Data-driven AI system for learning how to run transcript assemblers.

作者信息

Shen Yihang, Yan Zhiwen, Kingsford Carl

机构信息

Ray and Stephanie Lane Computational Biology Department, School of Computer Science, Carnegie Mellon University, 5000 Forbes Avenue, Pittsburgh, PA.

出版信息

bioRxiv. 2024 Oct 30:2024.01.25.577290. doi: 10.1101/2024.01.25.577290.

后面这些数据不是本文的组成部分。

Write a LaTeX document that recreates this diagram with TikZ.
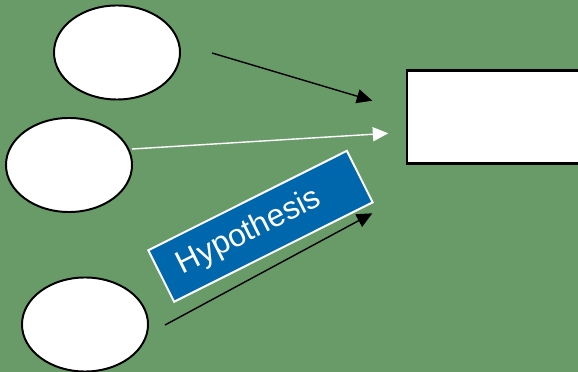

DOI:10.1101/2024.01.25.577290

PMID:39554123

原文链接:https://pmc.ncbi.nlm.nih.gov/articles/PMC11565938/

Abstract

We introduce AutoTuneX, a data-driven, AI system designed to automatically predict optimal parameters for transcript assemblers - tools for reconstructing expressed transcripts from the reads in a given RNA-seq sample. AutoTuneX is built by learning parameter knowledge from existing RNA-seq samples and transferring this knowledge to unseen samples. On 1588 human RNA-seq samples tested with two transcript assemblers, AutoTuneX predicts parameters that resulted in 98% of samples achieving more accurate transcript assembly compared to using default parameter settings, with some samples experiencing up to a 600% improvement in AUC. AutoTuneX offers a new strategy for automatically optimizing use of sequence analysis tools.

摘要

我们推出了AutoTuneX，这是一个数据驱动的人工智能系统，旨在自动预测转录本组装工具的最佳参数，转录本组装工具用于从给定RNA测序样本中的 reads 重建表达的转录本。AutoTuneX通过从现有的RNA测序样本中学习参数知识，并将这些知识转移到未见样本中构建而成。在用两种转录本组装工具测试的1588个人类RNA测序样本上，与使用默认参数设置相比，AutoTuneX预测的参数使得98%的样本实现了更准确的转录本组装，一些样本的AUC提高了600%。AutoTuneX为自动优化序列分析工具的使用提供了一种新策略。